>> Start
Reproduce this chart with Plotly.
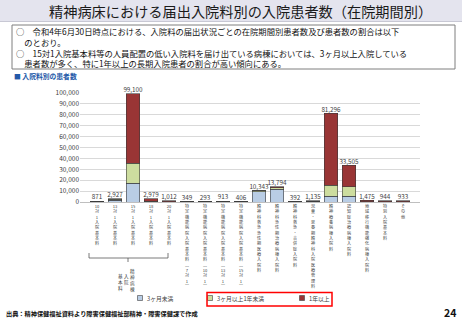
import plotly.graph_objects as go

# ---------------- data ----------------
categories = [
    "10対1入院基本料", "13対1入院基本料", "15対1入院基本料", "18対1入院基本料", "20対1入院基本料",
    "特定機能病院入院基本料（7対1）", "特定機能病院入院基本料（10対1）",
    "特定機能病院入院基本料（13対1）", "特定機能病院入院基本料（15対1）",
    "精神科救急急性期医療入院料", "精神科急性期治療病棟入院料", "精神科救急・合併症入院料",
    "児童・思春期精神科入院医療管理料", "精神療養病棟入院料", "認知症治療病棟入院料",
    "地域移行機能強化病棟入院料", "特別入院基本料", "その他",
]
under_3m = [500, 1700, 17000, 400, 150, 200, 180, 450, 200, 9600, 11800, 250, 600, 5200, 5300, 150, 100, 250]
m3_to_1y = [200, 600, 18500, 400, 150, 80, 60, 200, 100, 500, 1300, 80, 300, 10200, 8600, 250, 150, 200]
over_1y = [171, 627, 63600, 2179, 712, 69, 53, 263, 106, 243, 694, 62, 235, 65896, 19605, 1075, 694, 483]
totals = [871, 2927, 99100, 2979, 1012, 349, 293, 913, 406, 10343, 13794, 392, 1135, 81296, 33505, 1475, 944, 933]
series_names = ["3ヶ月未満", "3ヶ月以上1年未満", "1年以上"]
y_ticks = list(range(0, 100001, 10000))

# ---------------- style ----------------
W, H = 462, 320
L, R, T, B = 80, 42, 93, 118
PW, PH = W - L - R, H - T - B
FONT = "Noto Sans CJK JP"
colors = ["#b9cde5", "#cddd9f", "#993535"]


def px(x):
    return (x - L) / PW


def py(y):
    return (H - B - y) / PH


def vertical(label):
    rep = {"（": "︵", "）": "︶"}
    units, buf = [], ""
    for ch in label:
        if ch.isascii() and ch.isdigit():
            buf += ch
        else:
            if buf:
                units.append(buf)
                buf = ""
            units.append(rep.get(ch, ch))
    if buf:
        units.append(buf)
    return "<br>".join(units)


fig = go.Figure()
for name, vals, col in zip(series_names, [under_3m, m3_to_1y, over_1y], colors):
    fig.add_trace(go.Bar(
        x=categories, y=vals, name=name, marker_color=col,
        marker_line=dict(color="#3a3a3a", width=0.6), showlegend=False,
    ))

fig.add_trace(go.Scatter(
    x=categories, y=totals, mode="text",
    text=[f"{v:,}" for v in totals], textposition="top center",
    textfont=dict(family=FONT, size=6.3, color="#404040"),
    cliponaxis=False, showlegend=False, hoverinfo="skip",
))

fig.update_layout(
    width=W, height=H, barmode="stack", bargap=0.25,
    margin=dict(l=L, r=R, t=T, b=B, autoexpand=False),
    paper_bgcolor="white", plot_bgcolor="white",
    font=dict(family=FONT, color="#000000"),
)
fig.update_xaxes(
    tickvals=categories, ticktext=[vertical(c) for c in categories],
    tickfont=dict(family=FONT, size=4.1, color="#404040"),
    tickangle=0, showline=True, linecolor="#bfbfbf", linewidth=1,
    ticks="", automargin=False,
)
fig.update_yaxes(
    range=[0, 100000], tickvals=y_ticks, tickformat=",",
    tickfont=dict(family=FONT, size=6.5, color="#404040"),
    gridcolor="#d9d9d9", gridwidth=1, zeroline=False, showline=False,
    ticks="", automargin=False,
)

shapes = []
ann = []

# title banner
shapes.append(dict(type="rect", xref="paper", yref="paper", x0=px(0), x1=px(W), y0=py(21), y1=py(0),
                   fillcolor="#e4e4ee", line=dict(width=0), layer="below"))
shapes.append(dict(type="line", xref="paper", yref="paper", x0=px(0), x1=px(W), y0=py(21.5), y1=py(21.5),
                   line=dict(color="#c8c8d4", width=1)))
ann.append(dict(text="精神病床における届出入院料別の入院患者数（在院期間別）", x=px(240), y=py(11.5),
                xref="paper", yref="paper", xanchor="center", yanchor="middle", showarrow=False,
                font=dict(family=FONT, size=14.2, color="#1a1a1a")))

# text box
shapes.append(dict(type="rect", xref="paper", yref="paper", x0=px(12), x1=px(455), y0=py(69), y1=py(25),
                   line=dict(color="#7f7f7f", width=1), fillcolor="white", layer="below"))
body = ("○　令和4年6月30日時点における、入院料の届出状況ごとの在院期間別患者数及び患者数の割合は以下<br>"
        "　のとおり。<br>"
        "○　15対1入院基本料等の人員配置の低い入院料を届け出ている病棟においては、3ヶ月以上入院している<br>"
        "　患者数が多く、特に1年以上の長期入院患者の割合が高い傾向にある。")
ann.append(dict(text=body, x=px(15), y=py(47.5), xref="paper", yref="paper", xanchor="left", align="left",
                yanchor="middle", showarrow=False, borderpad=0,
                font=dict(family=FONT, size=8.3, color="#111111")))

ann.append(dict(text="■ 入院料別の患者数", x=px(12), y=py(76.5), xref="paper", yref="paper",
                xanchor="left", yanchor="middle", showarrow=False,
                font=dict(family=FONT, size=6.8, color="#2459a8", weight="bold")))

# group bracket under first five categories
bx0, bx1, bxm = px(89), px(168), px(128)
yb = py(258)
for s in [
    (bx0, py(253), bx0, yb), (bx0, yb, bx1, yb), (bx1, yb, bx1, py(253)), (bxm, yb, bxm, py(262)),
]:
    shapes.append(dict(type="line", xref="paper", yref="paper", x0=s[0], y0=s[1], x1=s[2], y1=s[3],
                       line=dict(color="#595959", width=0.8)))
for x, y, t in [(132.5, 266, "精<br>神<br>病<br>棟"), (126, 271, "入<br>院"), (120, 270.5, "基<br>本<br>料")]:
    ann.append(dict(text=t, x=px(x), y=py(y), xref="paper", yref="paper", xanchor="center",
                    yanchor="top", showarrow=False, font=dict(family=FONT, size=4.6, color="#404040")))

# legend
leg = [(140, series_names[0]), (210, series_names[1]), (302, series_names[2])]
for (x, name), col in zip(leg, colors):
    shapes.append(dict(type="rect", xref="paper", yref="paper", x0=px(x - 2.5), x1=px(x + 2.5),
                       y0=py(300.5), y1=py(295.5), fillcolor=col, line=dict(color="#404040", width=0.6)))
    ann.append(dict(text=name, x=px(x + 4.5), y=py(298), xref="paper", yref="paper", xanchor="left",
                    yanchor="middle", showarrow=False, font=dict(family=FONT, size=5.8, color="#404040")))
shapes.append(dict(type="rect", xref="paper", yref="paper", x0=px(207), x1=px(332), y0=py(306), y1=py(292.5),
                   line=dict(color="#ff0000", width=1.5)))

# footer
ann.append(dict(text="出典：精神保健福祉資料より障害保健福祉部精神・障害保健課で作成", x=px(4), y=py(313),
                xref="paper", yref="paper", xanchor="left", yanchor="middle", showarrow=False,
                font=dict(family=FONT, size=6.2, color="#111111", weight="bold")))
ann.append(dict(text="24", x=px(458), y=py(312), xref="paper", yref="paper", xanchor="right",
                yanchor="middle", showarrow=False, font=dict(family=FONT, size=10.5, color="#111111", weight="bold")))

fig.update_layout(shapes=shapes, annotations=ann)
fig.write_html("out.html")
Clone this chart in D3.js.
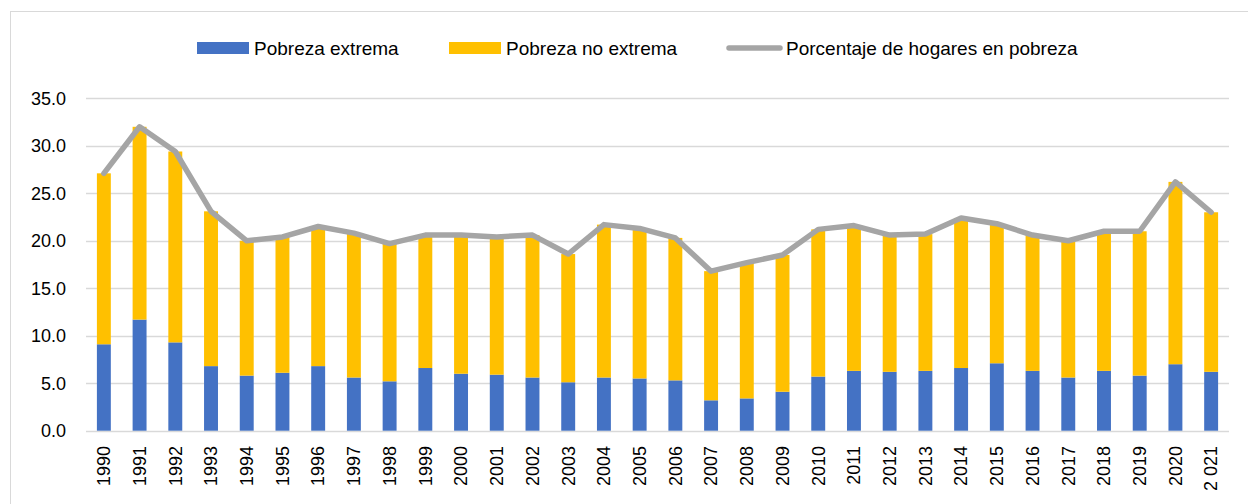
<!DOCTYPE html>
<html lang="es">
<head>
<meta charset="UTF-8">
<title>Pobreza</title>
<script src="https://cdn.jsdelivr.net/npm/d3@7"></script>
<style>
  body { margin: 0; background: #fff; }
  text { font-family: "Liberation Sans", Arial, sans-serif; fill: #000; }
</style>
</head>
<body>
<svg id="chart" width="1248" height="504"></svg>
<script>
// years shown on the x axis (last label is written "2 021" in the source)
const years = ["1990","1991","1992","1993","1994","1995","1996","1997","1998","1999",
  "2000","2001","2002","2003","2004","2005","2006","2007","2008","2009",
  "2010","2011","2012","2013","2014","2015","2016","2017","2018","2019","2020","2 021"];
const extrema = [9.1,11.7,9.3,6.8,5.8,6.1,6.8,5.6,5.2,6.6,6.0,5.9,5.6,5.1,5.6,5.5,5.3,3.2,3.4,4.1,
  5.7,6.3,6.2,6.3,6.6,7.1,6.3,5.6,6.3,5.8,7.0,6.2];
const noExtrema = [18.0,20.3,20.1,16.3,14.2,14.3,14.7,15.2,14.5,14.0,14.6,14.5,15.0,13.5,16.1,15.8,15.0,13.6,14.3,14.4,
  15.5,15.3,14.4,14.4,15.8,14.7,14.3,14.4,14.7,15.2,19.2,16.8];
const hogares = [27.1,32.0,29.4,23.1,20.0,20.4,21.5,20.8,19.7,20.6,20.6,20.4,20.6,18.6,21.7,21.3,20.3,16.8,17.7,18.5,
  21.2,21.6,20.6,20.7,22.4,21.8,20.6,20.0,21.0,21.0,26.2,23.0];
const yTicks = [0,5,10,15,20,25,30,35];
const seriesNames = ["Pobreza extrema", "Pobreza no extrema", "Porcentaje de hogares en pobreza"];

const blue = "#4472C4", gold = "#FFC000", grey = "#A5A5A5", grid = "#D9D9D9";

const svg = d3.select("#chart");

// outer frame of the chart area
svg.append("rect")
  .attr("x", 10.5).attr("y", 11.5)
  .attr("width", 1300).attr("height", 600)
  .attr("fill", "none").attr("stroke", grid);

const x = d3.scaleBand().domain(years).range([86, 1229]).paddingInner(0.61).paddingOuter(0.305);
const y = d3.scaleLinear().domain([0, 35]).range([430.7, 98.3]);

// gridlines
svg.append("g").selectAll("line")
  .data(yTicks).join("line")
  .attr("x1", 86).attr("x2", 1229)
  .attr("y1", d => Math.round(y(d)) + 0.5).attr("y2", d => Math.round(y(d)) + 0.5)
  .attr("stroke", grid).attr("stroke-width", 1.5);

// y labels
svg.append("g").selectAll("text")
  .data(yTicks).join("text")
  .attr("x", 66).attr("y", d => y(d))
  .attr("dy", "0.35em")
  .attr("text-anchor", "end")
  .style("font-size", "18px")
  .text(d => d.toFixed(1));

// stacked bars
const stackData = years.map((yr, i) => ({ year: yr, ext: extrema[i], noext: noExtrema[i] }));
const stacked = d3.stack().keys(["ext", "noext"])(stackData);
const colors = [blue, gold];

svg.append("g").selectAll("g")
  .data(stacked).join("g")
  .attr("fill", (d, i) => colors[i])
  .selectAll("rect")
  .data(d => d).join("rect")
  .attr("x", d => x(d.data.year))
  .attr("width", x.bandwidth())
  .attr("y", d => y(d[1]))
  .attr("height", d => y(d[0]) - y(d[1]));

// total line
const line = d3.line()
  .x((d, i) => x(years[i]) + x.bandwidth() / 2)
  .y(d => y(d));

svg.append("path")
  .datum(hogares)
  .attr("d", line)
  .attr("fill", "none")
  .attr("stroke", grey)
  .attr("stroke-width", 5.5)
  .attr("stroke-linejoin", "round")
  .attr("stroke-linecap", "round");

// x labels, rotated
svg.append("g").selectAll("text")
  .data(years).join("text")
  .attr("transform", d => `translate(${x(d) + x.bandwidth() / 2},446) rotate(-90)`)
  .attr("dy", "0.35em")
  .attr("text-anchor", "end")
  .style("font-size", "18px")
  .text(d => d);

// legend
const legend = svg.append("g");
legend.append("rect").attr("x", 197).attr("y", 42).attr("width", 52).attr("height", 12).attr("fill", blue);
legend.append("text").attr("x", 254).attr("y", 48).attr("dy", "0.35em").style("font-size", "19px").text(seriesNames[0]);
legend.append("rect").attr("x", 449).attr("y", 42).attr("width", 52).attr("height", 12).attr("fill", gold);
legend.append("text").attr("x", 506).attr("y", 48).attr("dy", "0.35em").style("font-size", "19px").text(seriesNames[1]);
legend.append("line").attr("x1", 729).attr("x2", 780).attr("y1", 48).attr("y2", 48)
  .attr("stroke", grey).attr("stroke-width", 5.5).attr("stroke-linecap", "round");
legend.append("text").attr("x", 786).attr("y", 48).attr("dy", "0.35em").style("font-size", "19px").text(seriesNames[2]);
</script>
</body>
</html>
>> End
Leave out any pictures, please, and quote only the lines from the top of the data through the line that contains "import plotly.graph_objects as go".

Reproduce this chart with Plotly.
import plotly.graph_objects as go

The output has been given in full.